Jeanne Demessieux was one of the most important organists of the mid-twentieth century in France. After studies with Marcel Dupré, Demessieux went on to hold academic posts in Paris, Nancy and Liège, and held organist posts in Paris at Saint-Esprit (in the 12th arrondissment) and La Madeleine. Demessieux was widely active as a recitalist and recording artist, and like her teacher she was able to play more than 1,000 pieces from memory. It is said that she was challenged to re-learn her entire repertoire in order to play the pedal parts wearing stiletto heels (ie: to play the pedal parts using only toes); Demessieux's technical pieces certainly bear witness to a dazzling technique.
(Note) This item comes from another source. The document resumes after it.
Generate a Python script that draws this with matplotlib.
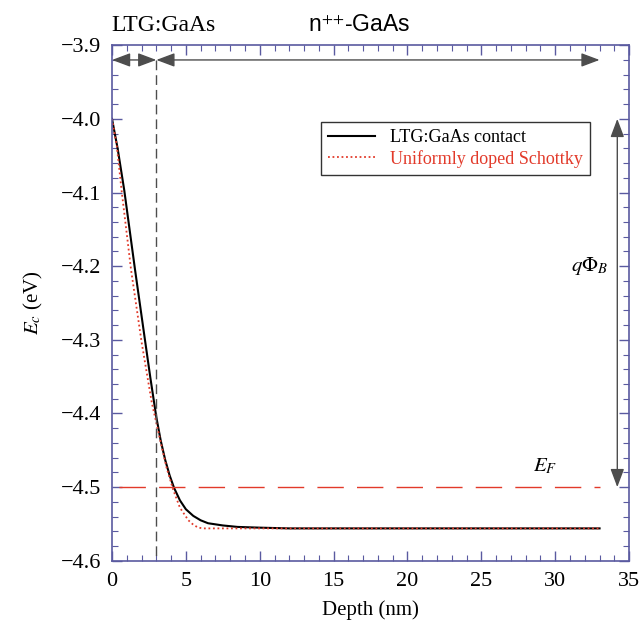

Today we will hear a paraphrase on the Lent prose, Attende, Domine, for which you can find the melody and text in the New English Hymnal (507). In this piece, Demessieux explores the modal possibilities of the chant. The piece maintains a steady texture with five voices consistently present, and the highly contrapuntal compositional method produces surprising clashes that give a sense of tension and release in the inner voices. Demessieux specifies that the registration is the fonds, a combination of stops that has a rich flavour on the instruments she knew (the combination is made up of all the 8' stops, including stops with names such as Flute, Gamba, Diapason/Montre, and Bourdon). Fonds conveys a sense of expansiveness and calm. Here we find a world of surprising possibilities, an opening of the door of mercy.